I’d like to start adding some further explication of the gospel going forward as well—how God has loved us. We talk about that on a regular basis, but including it in our catechism will be helpful (and I’ll just keep borrowing regularly from the existing catechisms).


  1. This might surprise you, as most children’s catechisms use “God” or “God made me” here. Our oldest child simply couldn’t remember that answer. But we sing “Doxology” every night before bed as well as doing our catechism, and one night I said to her, “God is the Father, Son, and Holy Ghost. That’s the Trinity,” and she said Trinity happily. So when I asked her “Who made you?” a moment later, I prompted her with “The Trinity” and… it stuck. So we ran with it; the questions which follow were a natural progression from there.

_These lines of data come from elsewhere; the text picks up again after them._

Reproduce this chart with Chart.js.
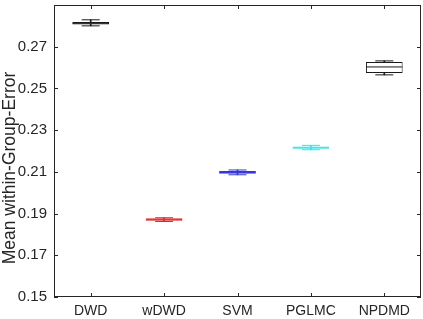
<!DOCTYPE html>
<html>
<head>
<meta charset="utf-8">
<script src="https://cdn.jsdelivr.net/npm/chart.js@4.4.1/dist/chart.umd.min.js"></script>
<style>
  html, body { margin: 0; padding: 0; background: #fff; }
  #wrap { width: 423px; height: 319px; }
</style>
</head>
<body>
<div id="wrap"><canvas id="chart" width="423" height="319"></canvas></div>
<script>
/* ---------------------------------------------------------------
   Box plot data
   --------------------------------------------------------------- */
const categories = ["DWD", "wDWD", "SVM", "PGLMC", "NPDMD"];
const whiskerLow = [0.2800, 0.1862, 0.2086, 0.2206, 0.2565];
const q1 = [0.2806, 0.1866, 0.2091, 0.2211, 0.2574];
const median = [0.2812, 0.1871, 0.2097, 0.2216, 0.2603];
const q3 = [0.2819, 0.1877, 0.2104, 0.2222, 0.2627];
const whiskerHigh = [0.2829, 0.1880, 0.2109, 0.2227, 0.2632];
const boxColors = ["#1a1a1a", "#e32626", "#3535d6", "#2ee6e6", "#1a1a1a"];
const yTicks = [0.15, 0.17, 0.19, 0.21, 0.23, 0.25, 0.27];
const yTitle = "Mean within-Group-Error";

const AXIS_COLOR = "#262626";
const FONT = "'Liberation Sans', Arial, sans-serif";

// no automatic label padding, the plot box is placed by hand
function noPad(s) {
  s.paddingLeft = 0;
  s.paddingRight = 0;
  s.paddingTop = 0;
  s.paddingBottom = 0;
}

/* -----------------------------------------------------------------
   MATLAB style box around the axes, ticks pointing inward,
   y label sits a bit below the middle like in the figure
   ----------------------------------------------------------------- */
const axesBox = {
  id: "axesBox",
  afterDraw(chart) {
    const { ctx, chartArea: a, scales } = chart;
    ctx.save();
    ctx.strokeStyle = AXIS_COLOR;
    ctx.lineWidth = 1;
    ctx.strokeRect(a.left + 0.5, a.top + 0.5, a.right - a.left - 1, a.bottom - a.top - 1);
    ctx.beginPath();
    yTicks.forEach((v) => {
      const y = Math.round(scales.y.getPixelForValue(v)) + 0.5;
      ctx.moveTo(a.left, y); ctx.lineTo(a.left + 4, y);
      ctx.moveTo(a.right, y); ctx.lineTo(a.right - 4, y);
    });
    categories.forEach((c, i) => {
      const x = Math.round(scales.x.getPixelForValue(i)) + 0.5;
      ctx.moveTo(x, a.bottom); ctx.lineTo(x, a.bottom - 4);
      ctx.moveTo(x, a.top); ctx.lineTo(x, a.top + 4);
    });
    ctx.stroke();

    ctx.translate(10, (a.top + a.bottom) / 2 + 17);
    ctx.rotate(-Math.PI / 2);
    ctx.fillStyle = AXIS_COLOR;
    ctx.font = "17.5px " + FONT;
    ctx.textAlign = "center";
    ctx.textBaseline = "middle";
    ctx.fillText(yTitle, 0, 0);
    ctx.restore();
  },
};

new Chart(document.getElementById("chart"), {
  type: "bar",
  data: {
    labels: categories,
    datasets: [
      {
        label: "whisker",
        data: categories.map((c, i) => [whiskerLow[i], whiskerHigh[i]]),
        backgroundColor: boxColors,
        barThickness: 1,
        grouped: false,
        order: 3,
      },
      {
        label: "box",
        data: categories.map((c, i) => [q1[i], q3[i]]),
        backgroundColor: "#ffffff",
        borderColor: boxColors,
        borderWidth: 1,
        borderSkipped: false,
        barPercentage: 0.5,
        categoryPercentage: 1,
        grouped: false,
        order: 2,
      },
      {
        type: "line",
        label: "median",
        data: median,
        showLine: false,
        pointStyle: "line",
        pointRadius: 18,
        pointBorderWidth: 1,
        pointBorderColor: boxColors,
        order: 1,
      },
      {
        type: "line",
        label: "capLow",
        data: whiskerLow,
        showLine: false,
        pointStyle: "line",
        pointRadius: 9,
        pointBorderWidth: 1,
        pointBorderColor: boxColors,
        order: 1,
      },
      {
        type: "line",
        label: "capHigh",
        data: whiskerHigh,
        showLine: false,
        pointStyle: "line",
        pointRadius: 9,
        pointBorderWidth: 1,
        pointBorderColor: boxColors,
        order: 1,
      },
    ],
  },
  options: {
    responsive: false,
    animation: false,
    layout: { autoPadding: false, padding: { left: 0, top: 5, right: 2, bottom: 0 } },
    plugins: { legend: { display: false }, tooltip: { enabled: false } },
    scales: {
      x: {
        offset: true,
        grid: { display: false, drawTicks: false },
        border: { display: false },
        ticks: { color: AXIS_COLOR, font: { family: FONT, size: 14 }, padding: 6, maxRotation: 0 },
        afterFit: (s) => { s.height = 22; noPad(s); },
      },
      y: {
        min: 0.15,
        max: 0.29,
        grid: { display: false, drawTicks: false },
        border: { display: false },
        afterBuildTicks: (s) => { s.ticks = yTicks.map((v) => ({ value: v })); },
        ticks: {
          color: AXIS_COLOR,
          font: { family: FONT, size: 15 },
          padding: 7,
          callback: (v) => v.toFixed(2),
        },
        afterFit: (s) => { s.width = 54; noPad(s); },
      },
    },
  },
  plugins: [axesBox],
});
</script>
</body>
</html>
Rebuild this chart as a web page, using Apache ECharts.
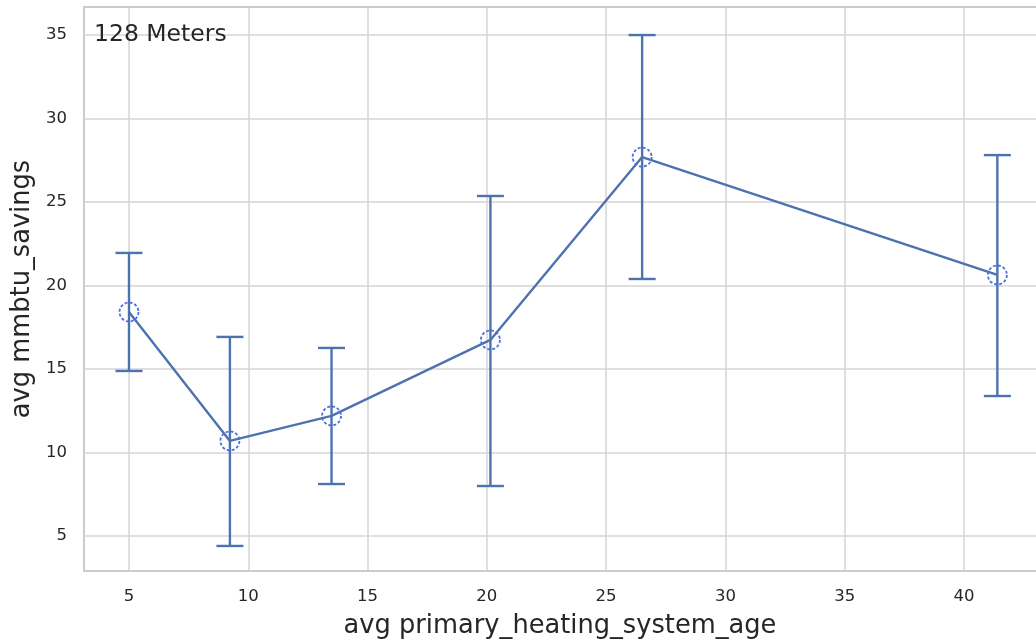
<!DOCTYPE html>
<html>
<head>
<meta charset="utf-8">
<script src="https://cdn.jsdelivr.net/npm/echarts@6/dist/echarts.min.js"></script>
<style>html,body{margin:0;padding:0;background:#fff}#c{width:1036px;height:644px}</style>
</head>
<body>
<div id="c"></div>
<script>
const ages = [5.0, 9.23, 13.49, 20.15, 26.51, 41.40];
const savings = [18.41, 10.69, 12.19, 16.74, 27.69, 20.63];
const errLow = [14.88, 4.40, 8.11, 7.99, 20.39, 13.38];
const errHigh = [21.95, 16.92, 16.26, 25.36, 35.0, 27.81];
const xTicks = [5, 10, 15, 20, 25, 30, 35, 40];
const yTicks = [5, 10, 15, 20, 25, 30, 35];
const label = '128 Meters';

const chart = echarts.init(document.getElementById('c'), null, {renderer: 'canvas'});
const FONT = 'DejaVu Sans';
const lineColor = '#4c72b0';
const borderStyle = {color: '#cccccc', width: 2};
const X_MIN = 3.114, X_MAX = 43.02;
chart.setOption({
  animation: false,
  backgroundColor: '#ffffff',
  grid: {left: 84, right: 0, top: 7, bottom: 73, show: false},
  title: {text: label, left: 89, top: 18, textStyle: {fontFamily: FONT, fontSize: 23.5, fontWeight: 'normal', color: '#262626'}},
  xAxis: [{
    type: 'value', min: X_MIN, max: X_MAX,
    name: 'avg primary_heating_system_age', nameLocation: 'middle', nameGap: 42,
    nameTextStyle: {fontFamily: FONT, fontSize: 25.7, color: '#262626'},
    axisLine: {show: true, onZero: false, lineStyle: borderStyle}, axisTick: {show: false, customValues: xTicks},
    axisLabel: {fontFamily: FONT, fontSize: 16.5, color: '#262626', margin: 17, customValues: xTicks},
    splitLine: {show: true, lineStyle: {color: '#d5d5d5', width: 1.5}}
  }, {
    type: 'value', position: 'top', min: X_MIN, max: X_MAX,
    axisLine: {show: true, onZero: false, lineStyle: borderStyle}, axisTick: {show: false},
    axisLabel: {show: false}, splitLine: {show: false}
  }],
  yAxis: {
    type: 'value', min: 2.9, max: 36.68,
    name: 'avg mmbtu_savings', nameLocation: 'middle', nameGap: 48, nameRotate: 90,
    nameTextStyle: {fontFamily: FONT, fontSize: 25.7, color: '#262626'},
    axisLine: {show: true, onZero: false, lineStyle: borderStyle}, axisTick: {show: false, customValues: yTicks},
    axisLabel: {fontFamily: FONT, fontSize: 16.5, color: '#262626', margin: 17, customValues: yTicks},
    splitLine: {show: true, lineStyle: {color: '#d5d5d5', width: 1.5}}
  },
  series: [
    {
      type: 'custom',
      xAxisIndex: 0,
      data: ages.map((a, i) => [a, errLow[i], errHigh[i]]),
      renderItem: function (params, api) {
        const x = api.value(0);
        const lo = api.coord([x, api.value(1)]);
        const hi = api.coord([x, api.value(2)]);
        const hw = 13.5;
        const style = {stroke: lineColor, lineWidth: 2.4};
        return {type: 'group', children: [
          {type: 'line', shape: {x1: lo[0], y1: lo[1], x2: hi[0], y2: hi[1]}, style: style},
          {type: 'line', shape: {x1: lo[0] - hw, y1: lo[1], x2: lo[0] + hw, y2: lo[1]}, style: style},
          {type: 'line', shape: {x1: hi[0] - hw, y1: hi[1], x2: hi[0] + hw, y2: hi[1]}, style: style}
        ]};
      },
      z: 2
    },
    {
      type: 'line',
      xAxisIndex: 0,
      data: ages.map((a, i) => [a, savings[i]]),
      lineStyle: {color: lineColor, width: 2.4},
      symbol: 'circle', symbolSize: 19,
      itemStyle: {color: 'rgba(0,0,0,0)', borderColor: '#4a6fe3', borderWidth: 1.8, borderType: [3, 2]},
      z: 3
    }
  ]
});
</script>
</body>
</html>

    I actually think this happy turn is a profoundly good thing: the God we confess is, as Athanasius pointed out many centuries ago, not just some abstract God, not first and foremost the Creator. God is in eternally, internally, triune. The gospel we proclaim is a Triune good news—the Father sending the Son who is empowered by the Spirit, so that through the Spirit’s applying the Son’s work to us we might be the adopted children of the Father, and so reconciled with God and (astounding thought) participating in the very life of the Trinity. That is the good news.

  2. As our kids get older, we’ll elaborate on this. Eventually I’d love for us all to be able to say together the Nicene-Constantinoplan Creed, which carries this much further. But this gets the most important bits in place.

  3. Borrowed fairly directly from the Westminster Shorter Catechism.

  4. I was riffing off of the word we usually translate strength from the Hebrew. “All your everything” isn’t an amazing translation, but it gets the point across decently, and our oldest had an easier time with it than “strength.”

  5. Here, as with our paraphrase of the Shema, the point is to get the point across. In both cases, we’ll switch to more usual wording as the kids grow up.

  6. Again: getting at the gist of things. We’ll elaborate on this and start talking about how it fits in the context of salvific history as they keep growing. But Paul’s use in Ephesians 6:1–2 gives us good warrant for continuing to apply it to our own children, I think.

    Applying the promises to our own children is, I know, complicated for Baptists. I have… thoughts on this. They will emerge at some point, probably after substantially more study, and probably without my becoming Presbyterian.